Don Porcaro (1976)

Nomad #26, concrete, metal, paint, 70" X 28" X 20", 2005
Nomad #12, stone, rubber, metal, 18" X 22" X 7", 2002
Nomad #25, stone and painted copper, 78" X 40" X 32", 2005
Avatar #6, stone, metal, paint, 11-½" X 17" X 4", 2005

I can say that almost everything that defines my professional life today is a result of my having studied at Columbia. Some of my most vivid memories include studio visits from Noguchi, and Ronald Bladen, who eventually became a very close friend and later came to teach with me at Parsons School of Design. When I was in my second year as a graduate student at Columbia, Parsons hired me to be a sculpture technician. At the time, the Fine Arts Department was not yet even formed. Today I am Chair of the Department. I am still in contact with some of my colleagues from back then who have built successful professional careers as artists, including Helene Brandt.

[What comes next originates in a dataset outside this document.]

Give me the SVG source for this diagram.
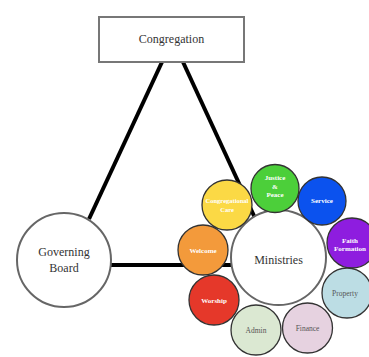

My work has always been inspired by man's imprint on nature, where the realm of constructed objects intersects with the order of the natural world. Most recently my investigations have turned to the more whimsical possibilities embodied in ideas of history and culture, the way objects with specific uses change over time, adjusting to the needs and fashions of the moment. These pieces seem arrested in time, their enigma coming largely as a result of their impossibility as wholly functional objects. They could be tools, toys, household or farm implements, ancient reliquaries or contemporary machines. All of them however, are animated with impending motion, either laden with the memory of recent activity or pregnant with possibilities of the yet unknown. They are forms that feel and look familiar, but elude function and definition.